▶ [Given exercise]: Copy out the whole listing exactly as written, leaving the pictures behind.

▶ [Collected data]:
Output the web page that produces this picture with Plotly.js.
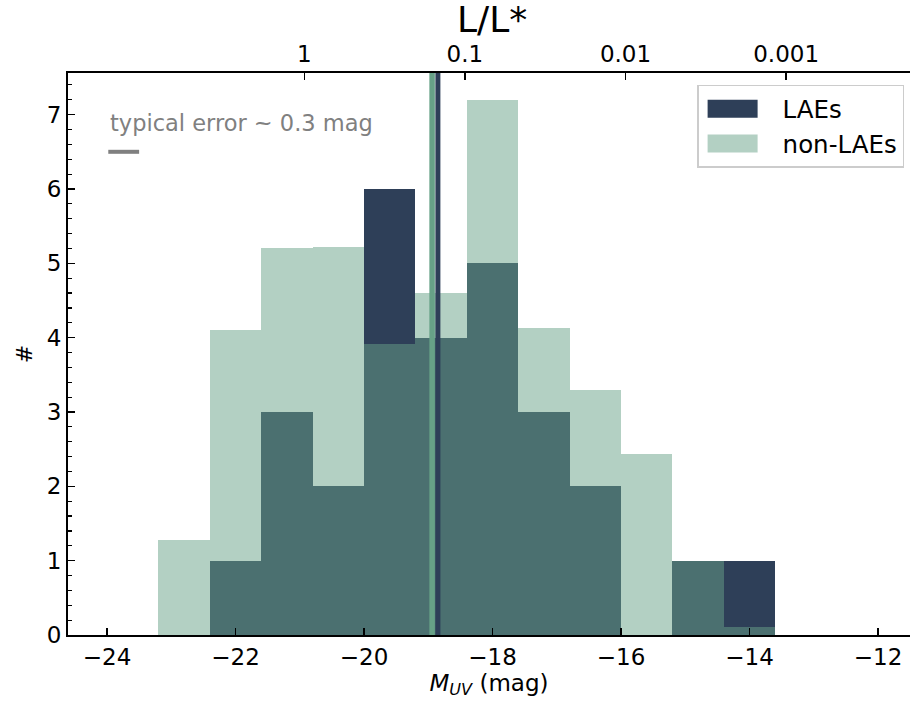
<!DOCTYPE html>
<html>
<head>
<meta charset="utf-8">
<script src="https://cdn.plot.ly/plotly-3.0.1.min.js"></script>
<style>html,body{margin:0;padding:0;background:#fff;}#chart{width:910px;height:704px;}</style>
</head>
<body>
<div id="chart"></div>
<script>
// ---- data ----
const binEdges = [-23.2, -22.4, -21.6, -20.8, -20.0, -19.2, -18.4, -17.6, -16.8, -16.0, -15.2, -14.4, -13.6];
const laeCounts = [0, 1, 3, 2, 6, 4, 5, 3, 2, 0, 1, 1];
const nonLaeCounts = [1.28, 4.1, 5.2, 5.22, 3.92, 4.6, 7.2, 4.13, 3.3, 2.44, 1.0, 0.11];
const medianLAE = -18.85;
const medianNonLAE = -18.94;
const Mstar = -20.93;
const lumTicks = [1, 0.1, 0.01, 0.001];
const lumTickText = ['1', '0.1', '0.01', '0.001'];
const errText = 'typical error ~ 0.3 mag';
const errX = [-23.98, -23.50];
const errY = 6.5;
const errTextY = 6.89;

// ---- derived ----
const centers = binEdges.slice(0, -1).map((e, i) => (e + binEdges[i + 1]) / 2);
const widths = binEdges.slice(0, -1).map((e, i) => binEdges[i + 1] - e);
const topTickVals = lumTicks.map(l => Mstar - 2.5 * Math.log10(l));

const navy = '#2e3f58';
const green = 'rgb(103,161,135)';
const xr = [-24.607, -11.502];
const font = 'DejaVu Sans, sans-serif';

const traces = [
  {type: 'bar', x: centers, y: laeCounts, width: widths, name: 'LAEs', legendgroup: 'a',
   marker: {color: navy, line: {width: 0}}, xaxis: 'x', yaxis: 'y'},
  {type: 'bar', x: centers, y: nonLaeCounts, width: widths, name: 'non-LAEs', legendgroup: 'b',
   marker: {color: 'rgba(103,161,135,0.5)', line: {width: 0}}, xaxis: 'x', yaxis: 'y'},
  {type: 'scatter', x: [xr[0]], y: [0], xaxis: 'x2', yaxis: 'y', mode: 'markers',
   marker: {opacity: 0}, showlegend: false, hoverinfo: 'skip'}
];

const layout = {
  width: 910, height: 704,
  margin: {l: 68, r: 0, t: 73, b: 69},
  paper_bgcolor: '#fff', plot_bgcolor: '#fff',
  font: {family: font, color: '#000', size: 22},
  barmode: 'overlay', bargap: 0,
  showlegend: true,
  legend: {x: 0.993, xanchor: 'right', y: 0.979, yanchor: 'top',
    bordercolor: '#cccccc', borderwidth: 1.5, bgcolor: 'rgba(255,255,255,0.8)',
    font: {family: font, size: 24.5}, itemwidth: 74, traceorder: 'grouped', tracegroupgap: 0},
  xaxis: {range: xr, tickvals: [-24, -22, -20, -18, -16, -14, -12],
    ticktext: ['−24', '−22', '−20', '−18', '−16', '−14', '−12'],
    ticks: 'inside', ticklen: 7, tickwidth: 1.5, tickcolor: '#000',
    showline: true, linecolor: '#000', linewidth: 2, mirror: false,
    showgrid: false, zeroline: false, tickfont: {size: 23},
    title: {text: '<i>M</i><sub><i>UV</i></sub> (mag)', font: {size: 23}, standoff: 4}},
  xaxis2: {overlaying: 'x', side: 'top', range: xr, tickvals: topTickVals, ticktext: lumTickText,
    ticks: 'inside', ticklen: 7, tickwidth: 1.5, tickcolor: '#000',
    showline: true, linecolor: '#000', linewidth: 2,
    showgrid: false, zeroline: false, tickfont: {size: 23}},
  yaxis: {range: [0, 7.56], tickvals: [0, 1, 2, 3, 4, 5, 6, 7],
    ticks: 'inside', ticklen: 7, tickwidth: 1.5, tickcolor: '#000',
    minor: {dtick: 0.2, ticks: 'inside', ticklen: 4, tickwidth: 1.2, tickcolor: '#000', showgrid: false},
    showline: true, linecolor: '#000', linewidth: 2,
    showgrid: false, zeroline: false, tickfont: {size: 23},
    title: {text: '#', font: {size: 22}, standoff: 8}},
  shapes: [
    {type: 'line', xref: 'x', yref: 'paper', x0: medianNonLAE, x1: medianNonLAE, y0: 0, y1: 1,
     line: {color: green, width: 5.5}},
    {type: 'line', xref: 'x', yref: 'paper', x0: medianLAE, x1: medianLAE, y0: 0, y1: 1,
     line: {color: navy, width: 5}},
    {type: 'line', xref: 'x', yref: 'y', x0: errX[0], x1: errX[1], y0: errY, y1: errY,
     line: {color: 'gray', width: 4}}
  ],
  annotations: [
    {xref: 'x', yref: 'y', x: errX[0], y: errTextY, xanchor: 'left', yanchor: 'middle',
     text: errText, showarrow: false, font: {family: font, size: 22.5, color: 'gray'}},
    {xref: 'paper', yref: 'paper', x: 0.503, y: 1.055, xanchor: 'center', yanchor: 'bottom',
     text: 'L/L*', showarrow: false, font: {family: font, size: 36, color: '#000'}}
  ]
};

Plotly.newPlot('chart', traces, layout, {displayModeBar: false, staticPlot: true}).then(gd => {
  // widen legend swatches to matplotlib-like patches
  gd.querySelectorAll('.legend .legendpoints path').forEach(p => {
    p.setAttribute('d', 'M-33,-9H17V9H-33Z');
    p.style.strokeWidth = '0';
  });
});
</script>
</body>
</html>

▶ [Solution to this task]:
Output the web page that produces this picture with Plotly.js.
<!DOCTYPE html>
<html>
<head>
<meta charset="utf-8">
<script src="https://cdn.plot.ly/plotly-3.0.1.min.js"></script>
<style>html,body{margin:0;padding:0;background:#fff;}#chart{width:910px;height:704px;}</style>
</head>
<body>
<div id="chart"></div>
<script>
// ---- data ----
const binEdges = [-23.2, -22.4, -21.6, -20.8, -20.0, -19.2, -18.4, -17.6, -16.8, -16.0, -15.2, -14.4, -13.6];
const laeCounts = [0, 1, 3, 2, 6, 4, 5, 3, 2, 0, 1, 1];
const nonLaeCounts = [1.28, 4.1, 5.2, 5.22, 3.92, 4.6, 7.2, 4.13, 3.3, 2.44, 1.0, 0.11];
const medianLAE = -18.85;
const medianNonLAE = -18.94;
const Mstar = -20.93;
const lumTicks = [1, 0.1, 0.01, 0.001];
const lumTickText = ['1', '0.1', '0.01', '0.001'];
const errText = 'typical error ~ 0.3 mag';
const errX = [-23.98, -23.50];
const errY = 6.5;
const errTextY = 6.89;

// ---- derived ----
const centers = binEdges.slice(0, -1).map((e, i) => (e + binEdges[i + 1]) / 2);
const widths = binEdges.slice(0, -1).map((e, i) => binEdges[i + 1] - e);
const topTickVals = lumTicks.map(l => Mstar - 2.5 * Math.log10(l));

const navy = '#2e3f58';
const green = 'rgb(103,161,135)';
const xr = [-24.607, -11.502];
const font = 'DejaVu Sans, sans-serif';

const traces = [
  {type: 'bar', x: centers, y: laeCounts, width: widths, name: 'LAEs', legendgroup: 'a',
   marker: {color: navy, line: {width: 0}}, xaxis: 'x', yaxis: 'y'},
  {type: 'bar', x: centers, y: nonLaeCounts, width: widths, name: 'non-LAEs', legendgroup: 'b',
   marker: {color: 'rgba(103,161,135,0.5)', line: {width: 0}}, xaxis: 'x', yaxis: 'y'},
  {type: 'scatter', x: [xr[0]], y: [0], xaxis: 'x2', yaxis: 'y', mode: 'markers',
   marker: {opacity: 0}, showlegend: false, hoverinfo: 'skip'}
];

const layout = {
  width: 910, height: 704,
  margin: {l: 68, r: 0, t: 73, b: 69},
  paper_bgcolor: '#fff', plot_bgcolor: '#fff',
  font: {family: font, color: '#000', size: 22},
  barmode: 'overlay', bargap: 0,
  showlegend: true,
  legend: {x: 0.993, xanchor: 'right', y: 0.979, yanchor: 'top',
    bordercolor: '#cccccc', borderwidth: 1.5, bgcolor: 'rgba(255,255,255,0.8)',
    font: {family: font, size: 24.5}, itemwidth: 74, traceorder: 'grouped', tracegroupgap: 0},
  xaxis: {range: xr, tickvals: [-24, -22, -20, -18, -16, -14, -12],
    ticktext: ['−24', '−22', '−20', '−18', '−16', '−14', '−12'],
    ticks: 'inside', ticklen: 7, tickwidth: 1.5, tickcolor: '#000',
    showline: true, linecolor: '#000', linewidth: 2, mirror: false,
    showgrid: false, zeroline: false, tickfont: {size: 23},
    title: {text: '<i>M</i><sub><i>UV</i></sub> (mag)', font: {size: 23}, standoff: 4}},
  xaxis2: {overlaying: 'x', side: 'top', range: xr, tickvals: topTickVals, ticktext: lumTickText,
    ticks: 'inside', ticklen: 7, tickwidth: 1.5, tickcolor: '#000',
    showline: true, linecolor: '#000', linewidth: 2,
    showgrid: false, zeroline: false, tickfont: {size: 23}},
  yaxis: {range: [0, 7.56], tickvals: [0, 1, 2, 3, 4, 5, 6, 7],
    ticks: 'inside', ticklen: 7, tickwidth: 1.5, tickcolor: '#000',
    minor: {dtick: 0.2, ticks: 'inside', ticklen: 4, tickwidth: 1.2, tickcolor: '#000', showgrid: false},
    showline: true, linecolor: '#000', linewidth: 2,
    showgrid: false, zeroline: false, tickfont: {size: 23},
    title: {text: '#', font: {size: 22}, standoff: 8}},
  shapes: [
    {type: 'line', xref: 'x', yref: 'paper', x0: medianNonLAE, x1: medianNonLAE, y0: 0, y1: 1,
     line: {color: green, width: 5.5}},
    {type: 'line', xref: 'x', yref: 'paper', x0: medianLAE, x1: medianLAE, y0: 0, y1: 1,
     line: {color: navy, width: 5}},
    {type: 'line', xref: 'x', yref: 'y', x0: errX[0], x1: errX[1], y0: errY, y1: errY,
     line: {color: 'gray', width: 4}}
  ],
  annotations: [
    {xref: 'x', yref: 'y', x: errX[0], y: errTextY, xanchor: 'left', yanchor: 'middle',
     text: errText, showarrow: false, font: {family: font, size: 22.5, color: 'gray'}},
    {xref: 'paper', yref: 'paper', x: 0.503, y: 1.055, xanchor: 'center', yanchor: 'bottom',
     text: 'L/L*', showarrow: false, font: {family: font, size: 36, color: '#000'}}
  ]
};

Plotly.newPlot('chart', traces, layout, {displayModeBar: false, staticPlot: true}).then(gd => {
  // widen legend swatches to matplotlib-like patches
  gd.querySelectorAll('.legend .legendpoints path').forEach(p => {
    p.setAttribute('d', 'M-33,-9H17V9H-33Z');
    p.style.strokeWidth = '0';
  });
});
</script>
</body>
</html>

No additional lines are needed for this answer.